Gillette, even before Nitro’s debut, was famed for posessing the highest scream in metal, with a four octave range. His strange concoction of King Diamond meets Udo Dirkschneider (Accept) vocals plus an insane combination of the aforementioned musical styles, made ‘O.F.R.’ (which means ‘out-f***in-rageous’) one of the more unique albums of the HM genre. Not just back in 1989, but to this day.

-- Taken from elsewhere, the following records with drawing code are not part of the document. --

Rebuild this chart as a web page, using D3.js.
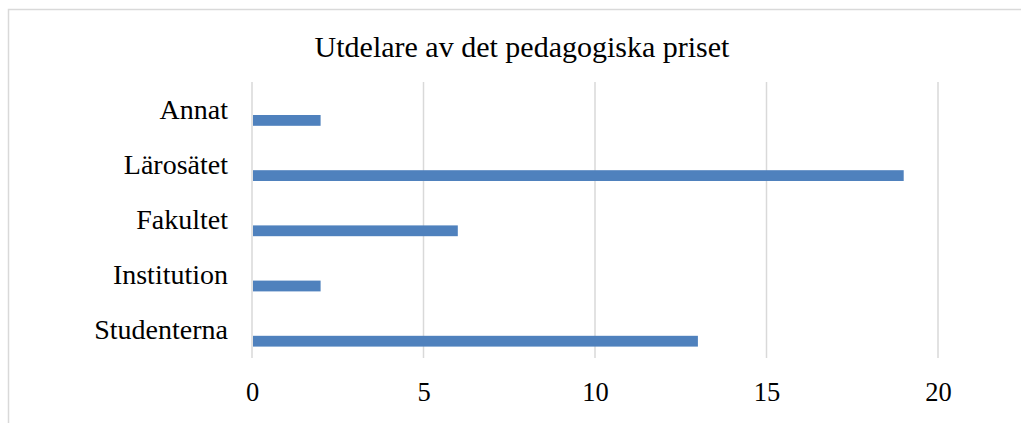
<!DOCTYPE html>
<html>
<head>
<meta charset="utf-8">
<script src="https://cdn.jsdelivr.net/npm/d3@7"></script>
<style>
  body { margin: 0; background: #fff; }
  svg text { font-family: "Liberation Serif", "Times New Roman", "DejaVu Serif", serif !important; fill: #000; }
</style>
</head>
<body>
<div id="chart"></div>
<script>
const categories = ["Annat", "Lärosätet", "Fakultet", "Institution", "Studenterna"];
const values = [2, 19, 6, 2, 13];
const xTicks = [0, 5, 10, 15, 20];
const title = "Utdelare av det pedagogiska priset";

const width = 1021;
const height = 423;
const margin = { top: 82, right: 83, bottom: 65, left: 252 };
const innerW = width - margin.left - margin.right;
const innerH = height - margin.top - margin.bottom;

const svg = d3.select("#chart")
    .append("svg")
    .attr("width", width)
    .attr("height", height);

// chart frame
svg.append("rect")
    .attr("x", 8.5)
    .attr("y", 9.5)
    .attr("width", 1020)
    .attr("height", 430)
    .attr("fill", "none")
    .attr("stroke", "#d9d9d9")
    .attr("stroke-width", 1.5);

svg.append("text")
    .attr("x", 522)
    .attr("y", 57)
    .style("text-anchor", "middle")
    .style("font-size", "30px")
    .text(title);

const g = svg.append("g")
    .attr("transform", "translate(" + margin.left + "," + margin.top + ")");

const xScale = d3.scaleLinear()
    .domain([0, 20])
    .range([0, 686]);

const yScale = d3.scaleBand()
    .domain(categories)
    .range([0, innerH]);

// gridlines
g.selectAll(".grid")
    .data(xTicks)
    .enter().append("line")
    .attr("class", "grid")
    .attr("x1", d => xScale(d))
    .attr("x2", d => xScale(d))
    .attr("y1", 0)
    .attr("y2", innerH)
    .attr("stroke", "#d9d9d9")
    .attr("stroke-width", 1.5);

const xAxis = d3.axisBottom(xScale).tickValues(xTicks).tickSize(0).tickPadding(24);
g.append("g")
    .attr("class", "x-axis")
    .attr("transform", "translate(0," + innerH + ")")
    .call(xAxis)
    .call(a => a.select(".domain").remove())
    .selectAll("text")
    .style("font-size", "26.5px");

const yAxis = d3.axisLeft(yScale).tickSize(0).tickPadding(24);
g.append("g")
    .attr("class", "y-axis")
    .call(yAxis)
    .call(a => a.select(".domain").remove())
    .selectAll("text")
    .style("font-size", "28px");

// bars sit in the lower part of each band
const barH = 10.8;
g.selectAll(".bar")
    .data(values)
    .enter().append("rect")
    .attr("class", "bar")
    .attr("x", xScale(0) + 1)
    .attr("y", (d, i) => yScale(categories[i]) + 33)
    .attr("width", d => xScale(d) - xScale(0) - 1)
    .attr("height", barH)
    .attr("fill", "#4f81bd");
</script>
</body>
</html>
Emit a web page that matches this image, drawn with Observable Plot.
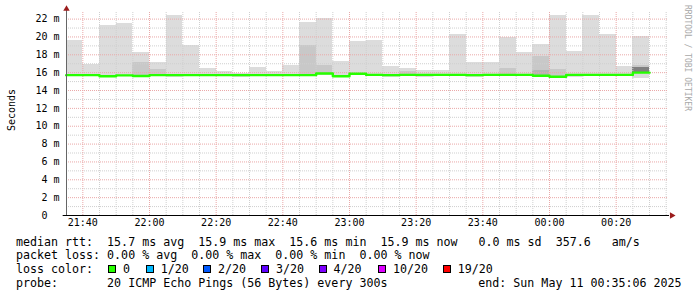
<!DOCTYPE html>
<html><head><meta charset="utf-8">
<script src="https://cdn.jsdelivr.net/npm/d3@7"></script>
<script src="https://cdn.jsdelivr.net/npm/@observablehq/plot@0.6"></script>
<style>
html,body{margin:0;padding:0;background:#fff;}
#wrap{position:relative;width:697px;height:297px;overflow:hidden;background:#fff;font-family:"DejaVu Sans Mono",monospace;}
#chart{position:absolute;left:0;top:0;}
.row{position:absolute;left:16px;font-size:11.65px;line-height:14px;white-space:pre;color:#000;}
.box{position:absolute;width:6px;height:6px;border:1px solid #000;}
.lab{position:absolute;font-size:11.65px;line-height:14px;white-space:pre;color:#000;}
#ylab{position:absolute;left:11px;top:110px;transform:translate(-50%,-50%) rotate(-90deg);font-size:10px;white-space:nowrap;color:#000;}
#credit{position:absolute;left:683px;top:5px;writing-mode:vertical-rl;font-size:8px;line-height:9px;color:#a8a8a8;white-space:nowrap;}
</style></head>
<body>
<div id="wrap"></div>
<script>
// ---- data ----
const binTimes = ["21:35","21:40","21:45","21:50","21:55","22:00","22:05","22:10","22:15","22:20","22:25","22:30","22:35","22:40","22:45","22:50","22:55","23:00","23:05","23:10","23:15","23:20","23:25","23:30","23:35","23:40","23:45","23:50","23:55","00:00","00:05","00:10","00:15","00:20","00:25"];
// RTT in milliseconds
const smokeMax = [19.6,16.9,21.3,21.5,18.3,17.15,22.4,19.0,16.5,16.15,15.9,16.6,16.1,16.8,21.6,22.05,17.25,19.5,19.6,16.7,16.5,16.25,16.25,20.3,17.15,17.15,19.9,18.3,19.15,22.4,18.4,22.4,20.3,16.7,20.0];
const smokeMin = [15.55,15.65,15.5,15.55,15.5,15.65,15.42,15.65,15.65,15.65,15.42,15.65,15.65,15.65,15.65,15.7,15.5,15.7,15.65,15.42,15.65,15.5,15.65,15.65,15.42,15.65,15.65,15.65,15.6,15.45,15.5,15.65,15.65,15.65,15.4];
const inner1 = [null,null,null,null,17.15,16.4,null,null,null,null,null,null,null,null,19.0,16.8,null,null,null,null,16.15,null,null,null,null,null,16.5,null,17.85,16.35,null,null,null,null,16.8];
const inner2 = [null,null,null,null,null,null,null,null,null,null,null,null,null,null,null,null,null,null,null,null,null,null,null,null,null,null,null,null,16.25,null,null,null,null,null,null];
const inner3 = [null,null,null,null,null,null,null,null,null,null,null,null,null,null,null,null,null,null,null,null,null,null,null,null,null,null,null,null,null,null,null,null,null,null,16.6];
const medianRtt = [15.72,15.72,15.6,15.7,15.62,15.72,15.72,15.72,15.72,15.72,15.72,15.72,15.72,15.72,15.72,15.9,15.6,15.88,15.75,15.72,15.75,15.75,15.75,15.75,15.72,15.75,15.75,15.75,15.65,15.55,15.75,15.75,15.75,15.75,16.0];

const xTickLabels = ["21:40","22:00","22:20","22:40","23:00","23:20","23:40","00:00","00:20"];
const yTicks = [0,2,4,6,8,10,12,14,16,18,20,22];
const yMinor = [1,3,5,7,9,11,13,15,17,19,21];

const lossLabels = ["0","1/20","2/20","3/20","4/20","10/20","19/20"];
const lossColors = ["#26ff00","#00b8ff","#0059ff","#5e00ff","#7e00ff","#dd00ff","#ff0000"];

const statsLine = "median rtt:  15.7 ms avg  15.9 ms max  15.6 ms min  15.9 ms now   0.0 ms sd  357.6   am/s";
const lossLine  = "packet loss: 0.00 % avg  0.00 % max  0.00 % min  0.00 % now";
const probeLine = "probe:       20 ICMP Echo Pings (56 Bytes) every 300s";
const endLine   = "end: Sun May 11 00:35:06 2025";

// ---- build ----
const parseT = s => { const [h,m] = s.split(":").map(Number); return new Date(Date.UTC(2025,4,h<12?11:10,h,m)); };
const STEP = 5*60*1000;
const endTime = new Date(Date.UTC(2025,4,11,0,35,6));
const startTime = new Date(+endTime - 3*3600*1000);

const rows = binTimes.map((s,i) => {
  const t0 = parseT(s);
  return {t0, t1: new Date(+t0 + STEP), min: smokeMin[i], max: smokeMax[i], in1: inner1[i], in2: inner2[i], in3: inner3[i], med: medianRtt[i]};
});
const medLine = rows.map(r => ({t: r.t0, v: r.med}));
medLine.push({t: rows[rows.length-1].t1, v: rows[rows.length-1].med});

const xMajor = xTickLabels.map(parseT);
const xMinor = d3.utcMinute.every(5).range(new Date(+startTime + 60000), endTime).filter(d => d.getUTCMinutes() % 20 !== 0);

const yTop = 22.74;
const rectOpts = {x1: "t0", x2: "t1", shapeRendering: "crispEdges"};

const chart = Plot.plot({
  width: 697, height: 232,
  marginLeft: 66, marginRight: 31, marginTop: 12, marginBottom: 17,
  style: {fontFamily: "DejaVu Sans Mono", fontSize: "10px", color: "#000", background: "transparent", overflow: "visible"},
  x: {type: "utc", domain: [startTime, endTime], axis: null},
  y: {domain: [0, yTop], axis: null},
  marks: [
    Plot.rect(rows, {...rectOpts, y1: "min", y2: "max", fill: "#dcdcdc"}),
    Plot.rect(rows.filter(d => d.in1 != null), {...rectOpts, y1: "med", y2: "in1", fill: "#c8c8c8"}),
    Plot.rect(rows.filter(d => d.in2 != null), {...rectOpts, y1: "med", y2: "in2", fill: "#b4b4b4"}),
    Plot.rect(rows.filter(d => d.in3 != null), {...rectOpts, y1: "med", y2: "in3", fill: "#808080"}),
    Plot.ruleY(yMinor, {x1: startTime, x2: new Date(+endTime + 36000), stroke: "#cfcfcf", strokeDasharray: "1,1"}),
    Plot.ruleX(xMinor, {y1: 0, y2: yTop, stroke: "#cfcfcf", strokeDasharray: "1,1"}),
    Plot.ruleY(yTicks.filter(d => d > 0), {x1: startTime, x2: new Date(+endTime + 36000), stroke: "#eaa8a8", strokeDasharray: "1,1"}),
    Plot.ruleX(xMajor, {y1: 0, y2: yTop, stroke: "#eaa8a8", strokeDasharray: "1,1"}),
    Plot.line(medLine, {x: "t", y: "v", curve: "step-after", stroke: "#26ff00", strokeWidth: 2.4}),
    Plot.ruleY([0], {x1: new Date(+startTime - 60000), x2: new Date(+endTime + 54000), stroke: "#000"}),
    Plot.ruleX([startTime], {y1: 0, y2: yTop + 0.3, stroke: "#666"}),
    Plot.dot([0], {x: () => startTime, y: () => yTop + 0.4, symbol: "triangle", r: 2.4, fill: "#9b1c1c", stroke: null}),
    Plot.dot([0], {x: () => new Date(+endTime + 96000), y: () => 0, symbol: "triangle", r: 2.4, rotate: 90, fill: "#9b1c1c", stroke: null}),
    Plot.axisY(yTicks, {tickSize: 0, tickPadding: 7, fontSize: 10, tickFormat: d => d === 0 ? "0\u00a0\u00a0" : d + " m"}),
    Plot.axisX(xMajor, {tickSize: 0, tickPadding: 3, fontSize: 10, tickFormat: d3.utcFormat("%H:%M")})
  ]
});
chart.id = "chart";
const wrap = document.getElementById("wrap");
wrap.appendChild(chart);

function addDiv(cls, text, css) {
  const d = document.createElement("div");
  d.className = cls; d.textContent = text; Object.assign(d.style, css || {});
  wrap.appendChild(d); return d;
}
addDiv("", "Seconds").id = "ylab";
addDiv("", "RRDTOOL / TOBI OETIKER").id = "credit";
addDiv("row", statsLine, {top: "234.5px"});
addDiv("row", lossLine, {top: "248.3px"});
addDiv("row", "loss color:", {top: "262.2px"});
const boxLeft = [108, 145.7, 203, 261, 318.5, 378, 442.7];
lossLabels.forEach((l, i) => {
  addDiv("box", "", {left: boxLeft[i] + "px", top: "265.2px", background: lossColors[i]});
  addDiv("lab", l, {left: (boxLeft[i] + 15) + "px", top: "262.2px"});
});
addDiv("row", probeLine, {top: "276px"});
addDiv("lab", endLine, {left: "478.3px", top: "276px"});
</script>
</body></html>
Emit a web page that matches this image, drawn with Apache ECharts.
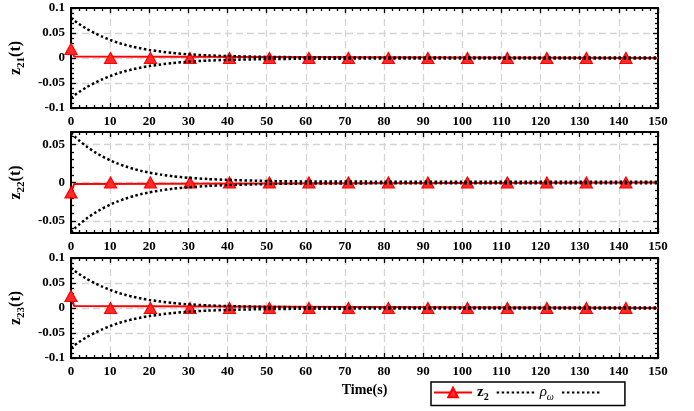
<!DOCTYPE html>
<html>
<head>
<meta charset="utf-8">
<script src="https://cdn.jsdelivr.net/npm/echarts@6/dist/echarts.min.js"></script>
<style>
html, body { margin: 0; padding: 0; background: #fff; }
#main { width: 694px; height: 411px; }
</style>
</head>
<body>
<div id="main"></div>
<script>
// ---- data ----
var tBound = [0, 1, 2, 4, 6, 8, 10, 12, 14, 16, 18, 20, 23, 26, 30, 35, 40, 50, 60, 80, 100, 150];
var rho1Up = [0.080, 0.0739, 0.0683, 0.0584, 0.0499, 0.0427, 0.0362, 0.0306, 0.0261, 0.0222, 0.0189, 0.0162, 0.0128, 0.0102, 0.0074, 0.0052, 0.0038, 0.0022, 0.0015, 0.0011, 0.001, 0.001];
var rho1Lo = [-0.080, -0.0739, -0.0683, -0.0584, -0.0499, -0.0427, -0.0362, -0.0306, -0.0261, -0.0222, -0.0189, -0.0162, -0.0128, -0.0102, -0.0074, -0.0052, -0.0038, -0.0022, -0.0015, -0.0011, -0.001, -0.001];
var rho2Up = [0.065, 0.0598, 0.0553, 0.0470, 0.0400, 0.0340, 0.0290, 0.0246, 0.0209, 0.0178, 0.0151, 0.0129, 0.0103, 0.0082, 0.0062, 0.0045, 0.0034, 0.0020, 0.0014, 0.0011, 0.001, 0.001];
var rho2Lo = [-0.065, -0.0598, -0.0553, -0.0470, -0.0400, -0.0340, -0.0290, -0.0246, -0.0209, -0.0178, -0.0151, -0.0129, -0.0103, -0.0082, -0.0062, -0.0045, -0.0034, -0.0020, -0.0014, -0.0011, -0.001, -0.001];
var rho3Up = [0.080, 0.0739, 0.0683, 0.0584, 0.0499, 0.0427, 0.0362, 0.0306, 0.0261, 0.0222, 0.0189, 0.0162, 0.0128, 0.0102, 0.0074, 0.0052, 0.0038, 0.0022, 0.0015, 0.0011, 0.001, 0.001];
var rho3Lo = [-0.080, -0.0739, -0.0683, -0.0584, -0.0499, -0.0427, -0.0362, -0.0306, -0.0261, -0.0222, -0.0189, -0.0162, -0.0128, -0.0102, -0.0074, -0.0052, -0.0038, -0.0022, -0.0015, -0.0011, -0.001, -0.001];

// z trajectories: quick drop to zero, then flat
var tZ = [0, 0.4, 0.8, 1.2, 150];
var z21 = [0.018, 0.011, 0.003, 0, 0];
var z22 = [-0.013, -0.008, -0.002, 0, 0];
var z23 = [0.024, 0.014, 0.004, 0, 0];
// triangle markers
var tMarks = [0, 10.1, 20.3, 30.4, 40.5, 50.7, 60.8, 70.9, 81.1, 91.2, 101.3, 111.5, 121.6, 131.7, 141.8];
var m21 = [0.018, 0, 0, 0, 0, 0, 0, 0, 0, 0, 0, 0, 0, 0, 0];
var m22 = [-0.013, 0, 0, 0, 0, 0, 0, 0, 0, 0, 0, 0, 0, 0, 0];
var m23 = [0.024, 0, 0, 0, 0, 0, 0, 0, 0, 0, 0, 0, 0, 0, 0];

var yLabels1 = [-0.1, -0.05, 0, 0.05, 0.1];
var yLabels2 = [-0.05, 0, 0.05];
var yMinor1 = [-0.09, -0.08, -0.07, -0.06, -0.04, -0.03, -0.02, -0.01, 0.01, 0.02, 0.03, 0.04, 0.06, 0.07, 0.08, 0.09];
var yMinor2 = [-0.06, -0.04, -0.03, -0.02, -0.01, 0.01, 0.02, 0.03, 0.04, 0.06];
var yRange = [[-0.1, 0.1], [-0.066, 0.066], [-0.1, 0.1]];
var yNames = ['21', '22', '23'];

// ---- chart ----
var FONT = 'Liberation Serif';
var grids = [
    { left: 70, right: 36, top: 8, height: 100 },
    { left: 70, right: 36, top: 132, height: 101 },
    { left: 70, right: 36, top: 258, height: 100 }
];

function pairs(ts, vs) {
    return ts.map(function (t, i) { return [t, vs[i]]; });
}

var xAxes = [], yAxes = [], series = [];
var tickStyle = { color: '#000', width: 1.3 };
var gridLine = { show: true, lineStyle: { color: '#d4d4d4', width: 1.3, type: [7, 4] } };

[0, 1, 2].forEach(function (g) {
    var labels = g === 1 ? yLabels2 : yLabels1;
    var minor = g === 1 ? yMinor2 : yMinor1;
    var base = {
        type: 'value', gridIndex: g, min: 0, max: 150, interval: 10,
        axisLine: { onZero: false, lineStyle: { color: '#000', width: 2 } },
        axisTick: { inside: true, length: 5, lineStyle: tickStyle },
        minorTick: { show: true, splitNumber: 5, length: 3, lineStyle: tickStyle }
    };
    xAxes.push(Object.assign({}, base, {
        position: 'bottom',
        axisLabel: { color: '#000', fontFamily: FONT, fontWeight: 'bold', fontSize: 13, margin: 7 },
        splitLine: gridLine,
        name: g === 2 ? 'Time(s)' : '',
        nameLocation: 'middle', nameGap: 25,
        nameTextStyle: { color: '#000', fontFamily: FONT, fontWeight: 'bold', fontSize: 14 }
    }));
    xAxes.push(Object.assign({}, base, {
        position: 'top', axisLabel: { show: false }, splitLine: { show: false }
    }));

    var ybase = {
        type: 'value', gridIndex: g, min: yRange[g][0], max: yRange[g][1],
        axisLine: { onZero: false, lineStyle: { color: '#000', width: 2 } },
        axisTick: { inside: true, length: 5, lineStyle: tickStyle, customValues: labels },
        axisLabel: { show: false, customValues: labels },
        splitLine: { show: false }
    };
    yAxes.push(Object.assign({}, ybase, {
        position: 'left',
        axisLabel: { show: true, customValues: labels, color: '#000', fontFamily: FONT, fontWeight: 'bold', fontSize: 13, margin: 6 },
        splitLine: gridLine,
        name: '{m|z}{s|' + yNames[g] + '}{m|(t)}',
        nameLocation: 'middle', nameGap: 36,
        nameTextStyle: {
            color: '#000', fontFamily: FONT, fontWeight: 'bold',
            rich: {
                m: { fontFamily: FONT, fontWeight: 'bold', fontSize: 16, lineHeight: 22, verticalAlign: 'middle' },
                s: { fontFamily: FONT, fontWeight: 'bold', fontSize: 11, lineHeight: 12, verticalAlign: 'bottom' }
            }
        }
    }));
    yAxes.push(Object.assign({}, ybase, { position: 'right' }));
    // minor ticks on both sides
    ['left', 'right'].forEach(function (pos) {
        yAxes.push({
            type: 'value', gridIndex: g, min: yRange[g][0], max: yRange[g][1], position: pos,
            axisLine: { show: false, onZero: false },
            axisTick: { inside: true, length: 3, lineStyle: tickStyle, customValues: minor },
            axisLabel: { show: false, customValues: minor },
            splitLine: { show: false }
        });
    });

    var zv = [z21, z22, z23][g];
    var mv = [m21, m22, m23][g];
    var up = [rho1Up, rho2Up, rho3Up][g];
    var lo = [rho1Lo, rho2Lo, rho3Lo][g];
    var dotted = { color: '#000', width: 2.5, type: [2.5, 2.5] };
    var triStyle = { color: '#ff2a2a', borderColor: '#ff0000', borderWidth: 1.2, opacity: 1 };

    series.push({
        name: 'z2', type: 'line', xAxisIndex: 2 * g, yAxisIndex: 4 * g,
        data: pairs(tZ, zv), symbol: 'triangle', symbolSize: [12, 11], showSymbol: false,
        lineStyle: { color: '#ff0000', width: 2 },
        itemStyle: triStyle, z: 3
    });
    series.push({
        name: 'z2', type: 'scatter', xAxisIndex: 2 * g, yAxisIndex: 4 * g,
        data: pairs(tMarks, mv), symbol: 'triangle', symbolSize: [12, 11],
        itemStyle: triStyle, z: 3
    });
    series.push({
        name: 'rho', type: 'line', xAxisIndex: 2 * g, yAxisIndex: 4 * g,
        data: pairs(tBound, up), symbol: 'none', smooth: 0.2,
        lineStyle: dotted, itemStyle: { color: 'rgba(0,0,0,0)', borderWidth: 0 }, z: 4
    });
    series.push({
        name: 'rhoLo', type: 'line', xAxisIndex: 2 * g, yAxisIndex: 4 * g,
        data: pairs(tBound, lo), symbol: 'none', smooth: 0.2,
        lineStyle: dotted, itemStyle: { color: 'rgba(0,0,0,0)', borderWidth: 0 }, z: 4
    });
});

var myChart = echarts.init(document.getElementById('main'));

var option = {
    animation: false,
    backgroundColor: '#fff',
    grid: grids,
    xAxis: xAxes,
    yAxis: yAxes,
    legend: {
        data: ['z2', 'rho', 'rhoLo'],
        left: 431, top: 382,
        padding: [3, 24, 3, 2],
        itemGap: 7, itemWidth: 38, itemHeight: 12,
        borderColor: '#000', borderWidth: 1.5,
        formatter: function (name) {
            if (name === 'z2') return '{z|z}{s|2}';
            if (name === 'rho') return '{r|ρ}{w|ω}';
            return '';
        },
        textStyle: {
            color: '#000', fontFamily: FONT,
            rich: {
                z: { fontFamily: FONT, fontWeight: 'bold', fontSize: 15, lineHeight: 20, verticalAlign: 'middle' },
                s: { fontFamily: FONT, fontWeight: 'bold', fontSize: 10, lineHeight: 11, verticalAlign: 'bottom' },
                r: { fontFamily: FONT, fontStyle: 'italic', fontSize: 15, lineHeight: 20, verticalAlign: 'middle' },
                w: { fontFamily: FONT, fontStyle: 'italic', fontSize: 10, lineHeight: 11, verticalAlign: 'bottom' }
            }
        }
    },
    series: series
};

myChart.setOption(option);
</script>
</body>
</html>
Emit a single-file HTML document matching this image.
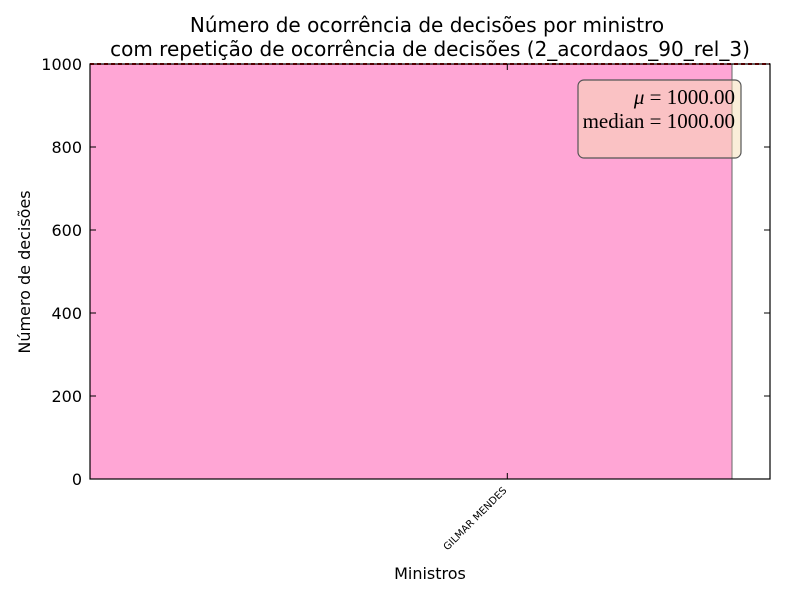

Same for their hair, with ten inch spikes!
‘Freight Train’ is solid metal, thanks to Michael Angelo’s heavy duty guitar work, riffs, solos, the whole deal. ‘Double Trouble’ puts Gillettes’ vocals into context, one moment growling menacingly, the next he is piercing ears. Stunning.
‘Machine Gunn Eddie’ is pure thrash mayhem, easily on a par with Megadeth and all the big boys in 1989. The thrash riffing is present, speed of light naturally, plus the obligatory rapid fire drumming. As if this isn’t enough Bobby Rock pulls out the grindcore drumming in the last minute. Bloody genius!
‘Bring It Down’ follows the same path, more speed metal with a real bad attitude. ‘Nasty Reputation’ is hard rock directed with a huge AOR chorus, instantly memorable.
‘Fighting Mad’ is just that. Ultra melodic harmonies in the hook with breakneck riffing. Gillette pushes his voice to the brink on this one, making even Ian Gillan circa 1970 sound redundant. ‘Shot Heard Around The World’ contains another vital AOR type melody throughout, but never sacrifices the heaviness. By the end of it all you know you’ve heard something a bit special.
Amazingly ‘O.F.R.’ hit no 134 on Billboard. By 1991’s ‘H.W.D.W.S. (Hot, Wet, Dripping With Sweat)’ Nitro had toned down the image and music, relying on basic hard rock. Gillette has gained most fame as the man who married Lita Ford, but he’s still making music. His latest project, Organ Donor, released an album ‘The Ultra Violent’, proving Gillette still has the heavy edge.
‘O.F.R.’ is an album that Gillette and Co are unlikely to better. This is a ‘one of a kind’ album from Nitro, surely one of the most original created during the era. It may have looked and sounded like a joke to the more scathing rock fan, but the aggression was there for all to hear. No one has even tried to fuse these genres together like this before or since. After this there was no point really.